Chronic stress is a well-known risk factor for the development of psychiatric illnesses including depression disorders. The brain requires a great deal of glucose, and stress is known to alter glucose metabolism. However, if stress-associated mental impairments are linked to affected glucose metabolism remains to be seen. Researchers at the Department for Psychiatry and Psychotherapy at the Mainz University Medical Center and the German Resilience Center (DRZ) in Mainz have now discovered that stress-induced mental disturbances in mice are directly linked to abnormal glucose metabolism. Normalizing the stress-induced alterations in glucose levels, using the anti-diabetic drug empagliflozin, restored spatial memory as well as long-term glucose metabolism. The results have been published recently in the scientific journal Proceedings of the National Academy of Sciences(PNAS).

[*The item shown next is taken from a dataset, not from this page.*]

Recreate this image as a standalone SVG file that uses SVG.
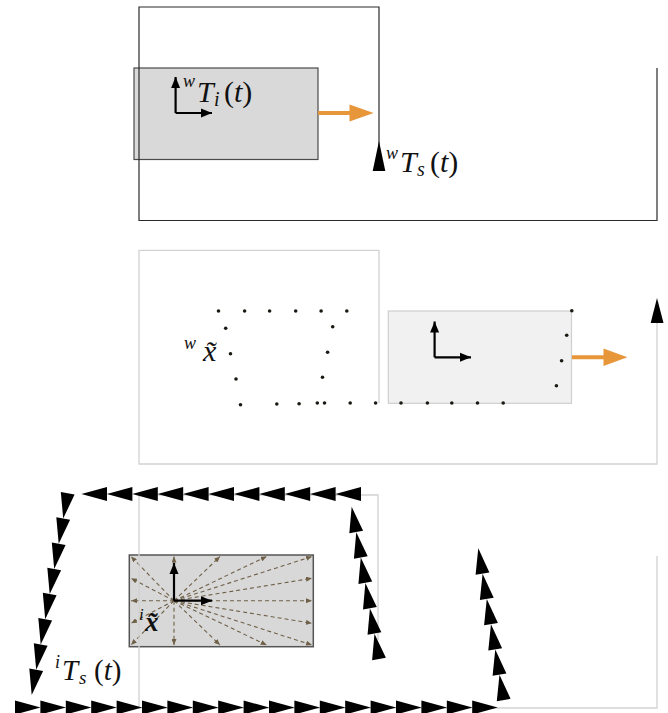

The human brain needs a huge amount of energy to function, about ten times more than all other parts of the body. These energy demands make the brain very sensitive to changes in energy supply. Glucose uptake from the blood is very important in this process. Why does chronic stress lead to psychiatric disorders in some people (susceptible) while others, who experience similar life events, remain healthy (resilient)? Does chronic stress lead to stress-dependent changes in glucose metabolism? And are stress, glucose metabolism, and psychiatric alterations directly linked? These questions are being addressed by researchers in the Translational Psychiatry lab of Professor Marianne Müller at the University Medical Center of Johannes Gutenberg University Mainz (JGU) together with collaboration partners.
In the study presented here, researchers have investigated long-term changes in glucose metabolism in an animal model for chronic social stress. Stress disrupted glucose levels and its metabolism in the periphery as well as in the brain. These defects led to spatial memory impairments. Stressed animals displayed increased blood glucose levels that developed early after stress, and the brain was hyperglycemic while showing reduced glucose uptake. To investigate whether the high glucose levels after stress are harmful, researchers made use of the anti-diabetic medication empagliflozin. Addition of empagliflozin to the normal food stimulated glucose excretion through the urine, which normalized the stress-induced hyperglycemia.
“However, not all animals responded the same,” said Tanja Jene, PhD student and co-first author on the work. “Within the stressed population clear subgroups could be distinguished, i.e., those that increased glucose levels after stress whereas others kept normal glucose levels.” Interestingly, only stressed individuals with high glucose levels after stress developed cognitive impairments (susceptible). High glucose stressed animals also benefited strongly from empagliflozin treatment as spatial memory was normalized as well as long-term glucose metabolism. However, for stressed animals that kept normal glucose levels (resilient), empagliflozin impaired their – otherwise intact – spatial memory.
“Our results demonstrate that chronic stress can impair spatial memory through alterations in glucose levels and that intact glucose metabolism is pivotal for memory-related processes,” explained Dr. Michael van der Kooij, who designed the study in the Mainz-based Translational Psychiatry lab. “Furthermore, the findings highlight the importance of individuality since all subjects experienced the same stress, but only a proportion was susceptible as these developed disturbances at the levels of glucose metabolism and, hence, cognitive impairments. The fact that stress-susceptibility or resilience could be predicted early after stress by measuring blood glucose levels fuels the belief that perhaps in humans with stress-related disorders, such as depression, abnormal glucose metabolism may also play a major role and that the classification strategies as employed in the current study could enhance treatment efficacy.”